Em França existe um produto comercializado para o fortalecimento capilar utilizando peptídeos, vitaminas e oligoelementos retirados ao tremoceiro.
Há uma série de tratamentos caseiros que aconselham a ingestão de um ou mais tremoços amargos com a água de demolhar (ambos tóxicos) todas as manhãs em jejum para baixar o colesterol, os valores glicémicos ou as dores artríticas, mas nem nos arriscamos a divulgar aqui por ignorarmos o seu impacto nos organismos de cada um.
Depois de várias pesquisas, não conseguimos encontrar muitas receitas utilizando os tremoços. Apenas um rizotto que passamos para aqui:
Derreta manteiga e junte cebola e bacon, até ficarem fritos sem queimar. Junte depois os tremoços, o arroz e refogue bem. Acrescente um pouco de vinho e deixe evaporar. Deite um cubo de caldo de carne e a água suficiente para cozinhar o arroz. Quando estiver cozido, junte um pouco de nata e queijo ralado. Deixe arrefecer um pouco e acrescente um ovo apenas desmanchado.
E uma outra de bolinhos utilizando farinha de tremoço que desconhecemos se é comercializada em Portugal:
Misture muito bem 50 gr de açúcar com 90 gr de manteiga.
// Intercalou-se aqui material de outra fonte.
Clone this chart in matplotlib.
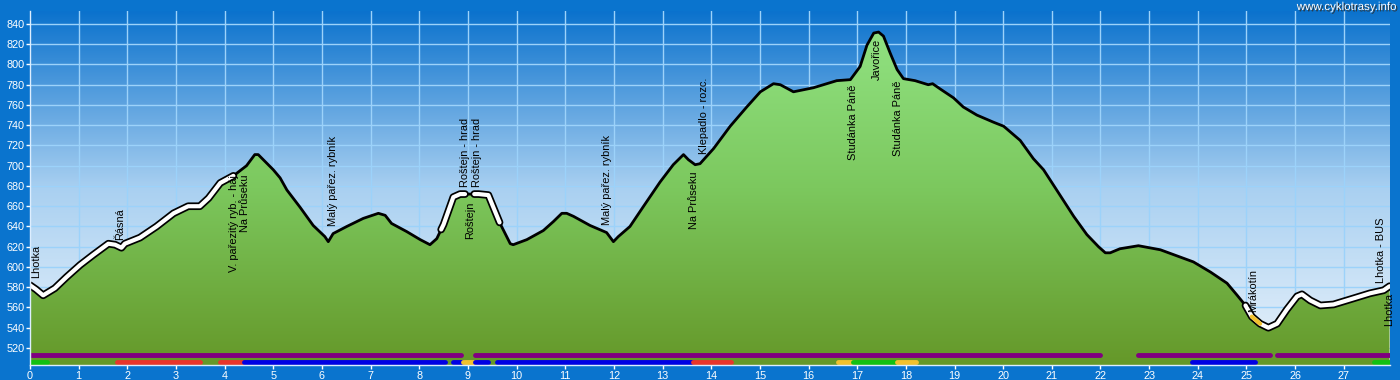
import numpy as np
import matplotlib
matplotlib.use("Agg")
import matplotlib.pyplot as plt
import matplotlib.patheffects as pe
from matplotlib.colors import LinearSegmentedColormap

# ----------------------------------------------------------------- data
km = [0.00, 0.12, 0.27, 0.51, 0.75, 1.03, 1.30, 1.61, 1.75, 1.88, 1.95, 2.26,
      2.60, 2.95, 3.25, 3.49, 3.67, 3.91, 4.18, 4.45, 4.62, 4.69, 5.00, 5.14,
      5.28, 5.55, 5.82, 6.06, 6.13, 6.23, 6.51, 6.85, 7.16, 7.30, 7.43, 7.74,
      8.02, 8.22, 8.36, 8.45, 8.50, 8.70, 8.84, 8.94, 9.13, 9.22, 9.42, 9.65,
      9.87, 9.93, 10.21, 10.55, 10.76, 10.93, 11.03, 11.17, 11.51, 11.85,
      11.99, 12.09, 12.33, 12.61, 12.95, 13.22, 13.43, 13.53, 13.67, 13.77,
      14.05, 14.39, 14.73, 15.01, 15.28, 15.42, 15.69, 16.10, 16.58, 16.86,
      17.06, 17.20, 17.34, 17.44, 17.54, 17.68, 17.82, 17.95, 18.19, 18.46,
      18.55, 18.70, 18.98, 19.18, 19.46, 19.80, 20.01, 20.35, 20.62, 20.83,
      21.10, 21.45, 21.72, 21.96, 22.10, 22.20, 22.40, 22.78, 23.23, 23.91,
      24.26, 24.60, 24.81, 24.98, 25.11, 25.28, 25.45, 25.63, 25.83, 26.04,
      26.14, 26.31, 26.52, 26.79, 27.20, 27.54, 27.82, 27.94]
elev = [582, 578, 572, 579, 590, 602, 612, 623, 622, 619, 623, 629,
        640, 653, 660, 660, 668, 683, 690, 700, 711, 711, 696, 688,
        676, 659, 641, 630, 625, 633, 640, 648, 653, 651, 643, 635,
        627, 622, 628, 637, 642, 669, 672, 672, 672, 672, 671, 644,
        623, 622, 627, 636, 645, 653, 653, 650, 641, 634,
        625, 630, 640, 660, 684, 701, 711, 706, 701, 702,
        717, 739, 758, 773, 781, 780, 773, 777, 784, 785,
        798, 819, 831, 832, 828, 811, 795, 786, 784, 780,
        781, 776, 767, 758, 750, 743, 739, 725, 707, 696,
        676, 650, 632, 620, 614, 614, 618, 621, 617, 605,
        595, 584, 572, 562, 551, 544, 540, 544, 558, 571,
        573, 567, 562, 563, 569, 574, 577, 581]

# highlighted (white) stretches of the route and the yellow piece inside one
white_ranges = [(0.0, 4.18), (8.45, 8.94), (9.13, 9.65), (24.98, 27.94)]
yellow_ranges = [(25.11, 25.28)]

# waypoint labels: name, km, elevation of the point, side of the line
wp_names = ["Lhotka", "Řásná", "V. pařezitý ryb. - háj.", "Na Průseku",
            "Malý pařez. rybník", "Roštejn - hrad", "Roštejn", "Roštejn - hrad",
            "Malý pařez. rybník", "Na Průseku", "Klepadlo - rozc.",
            "Studánka Páně", "Javořice", "Studánka Páně", "Mrákotín",
            "Lhotka - BUS", "Lhotka"]
wp_km = [0.12, 1.86, 4.20, 4.42, 6.23, 8.93, 9.05, 9.18, 11.85, 13.65, 13.85,
         16.92, 17.40, 17.83, 25.13, 27.76, 27.94]
wp_elev = [582, 620, 701, 698, 633, 672, 672, 672, 634, 701, 705,
           787, 832, 791, 549, 577, 581]
wp_above = [True, True, False, False, True, True, False, True, True, False, True,
            False, False, False, True, True, False]

# surface / route-type bars under the profile
purple_bars = [(0.0, 8.85), (9.15, 21.98), (22.77, 25.48), (25.62, 27.95)]
surface_bars = [
    (0.0, 0.35, "green"), (1.79, 3.50, "red"), (3.90, 4.39, "red"),
    (4.39, 8.53, "blue"), (8.70, 8.90, "blue"), (8.90, 9.15, "yellow"),
    (9.15, 9.42, "blue"), (9.60, 13.63, "blue"), (13.63, 14.41, "red"),
    (16.60, 16.91, "yellow"), (16.91, 17.81, "green"), (17.81, 18.21, "yellow"),
    (23.88, 25.18, "blue"), (27.63, 27.95, "green"),
]

# ----------------------------------------------------------------- style
FRAME = "#0A74CE"
BAR_COLORS = {"green": "#12C012", "red": "#E8352B", "blue": "#0000E4",
              "yellow": "#F2C12E"}
XMAX, YMIN, YMAX = 27.95, 503.2, 852.8
FONT = "Liberation Sans"

km = np.array(km)
elev = np.array(elev, dtype=float)

fig = plt.figure(figsize=(14, 3.8), dpi=100, facecolor=FRAME)
ax = fig.add_axes([30 / 1400, 15 / 380, 1360 / 1400, 354 / 380])
ax.set_xlim(0, XMAX)
ax.set_ylim(YMIN, YMAX)
ax.set_facecolor(FRAME)

# sky gradient
sky = LinearSegmentedColormap.from_list("sky", ["#EAF3FB", "#A9D0F1", "#0B72CD"])
grad = np.linspace(0, 1, 256).reshape(-1, 1)
ax.imshow(grad, cmap=sky, origin="lower", aspect="auto",
          extent=[0, XMAX, YMIN, YMAX], zorder=0)

# grid
ax.set_xticks(np.arange(0, 28))
ax.set_yticks(np.arange(520, 841, 20))
for x in range(1, 28):
    ax.plot([x, x], [YMIN, YMAX], color="#9CD2FA", lw=1, zorder=1)
for y in range(520, 841, 20):
    ax.plot([0, XMAX], [y, y], color="#9CD2FA", lw=1, zorder=1)

# green terrain with vertical gradient, clipped to the profile
grass = LinearSegmentedColormap.from_list("grass", ["#659829", "#7CC85E", "#93E586"])
poly = ax.fill_between(km, elev, YMIN, facecolor="none", edgecolor="none", zorder=2)
im = ax.imshow(grad, cmap=grass, origin="lower", aspect="auto",
               extent=[0, XMAX, YMIN, YMAX], zorder=2)
im.set_clip_path(poly.get_paths()[0], transform=ax.transData)

# profile line
ax.plot(km, elev, color="black", lw=2, zorder=4, solid_joinstyle="round")
for lo, hi in white_ranges:
    m = (km >= lo) & (km <= hi)
    ax.plot(km[m], elev[m], color="black", lw=5.5, zorder=5,
            solid_capstyle="round", solid_joinstyle="round")
    ax.plot(km[m], elev[m], color="white", lw=3, zorder=6,
            solid_capstyle="round", solid_joinstyle="round")
for lo, hi in yellow_ranges:
    m = (km >= lo) & (km <= hi)
    ax.plot(km[m], elev[m], color="#F2C12E", lw=3, zorder=7,
            solid_capstyle="round")

# waypoint labels
for name, x, y, above in zip(wp_names, wp_km, wp_elev, wp_above):
    if above:
        ax.text(x, y + 7, name, rotation=90, ha="center", va="bottom",
                fontsize=7.9, family=FONT, color="black", zorder=8)
    else:
        ax.text(x, y - 7, name, rotation=90, ha="center", va="top",
                fontsize=7.9, family=FONT, color="black", zorder=8)

# bars
for lo, hi in purple_bars:
    ax.plot([lo, hi], [512.7, 512.7], color="#800080", lw=3.5,
            solid_capstyle="round", zorder=9)
for lo, hi, c in surface_bars:
    ax.plot([lo, hi], [506.6, 506.6], color=BAR_COLORS[c], lw=3.5,
            solid_capstyle="round", zorder=9)

# axes styling
for s in ["top", "right"]:
    ax.spines[s].set_visible(False)
for s in ["left", "bottom"]:
    ax.spines[s].set_color("#DDEEFF")
    ax.spines[s].set_linewidth(1)
    ax.spines[s].set_zorder(10)
ax.tick_params(colors="white", length=3, width=1, labelsize=7.8, pad=1)
for lab in ax.get_xticklabels() + ax.get_yticklabels():
    lab.set_family(FONT)

fig.text(1396 / 1400, 1 - 7 / 380, "www.cyklotrasy.info", ha="right", va="center",
         fontsize=8.3, family=FONT, color="white",
         path_effects=[pe.withSimplePatchShadow(offset=(1, -1),
                                                shadow_rgbFace="#303030", alpha=0.9)])

fig.savefig("out.png", dpi=100, facecolor=FRAME)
Junte 100 gr de farinha de tremoço e 50 gr de amêndoas bem trituradas. Mexa energicamente até formar uma pasta homogénea. Faça pequenas bolinhas e coloque em tabuleiro untado. Leve ao forno por 20 a 30 minutos
Também vimos sugestões para introduzir tremoços nas saladas de alface, tomate, agrião ou misturados nas verduras que acompanham o bacalhau, o salmão fumado, com alguns cozidos de carne ou a acompanhar pratos de queijo.
Não queríamos finalizar este texto sem nos referirmos ao grupo de investigadores pertencente ao departamento de Botânica e Engenharia Biológica do Instituto Superior de Agronomia da Universidade Técnica de Lisboa que conseguiu criar um fungicida natural de toxicidade nula a partir de uma proteína do tremoço germinado, designada de BLAD (Banda de Lupinus Alpus Doce).
O produto denominado Problad além de uma forte actividade fungicida tem um poderoso efeito bioestimulante sobre as plantas. Pode ser utilizado na vinha, nos relvados desportivos, nas culturas de estufa propícias à proliferação de fungos, na agricultura biológica em geral.
Como pode ser ingerido pelo homem, evita o cumprimento do intervalo de segurança exigido por lei no uso de pesticidas químicos. É um produto completamente inovador a nível internacional e está a ser objecto de homologação nos Estados Unidos e na União Europeia, esperando-se que ainda este ano comece a ser lançado no mercado mundial.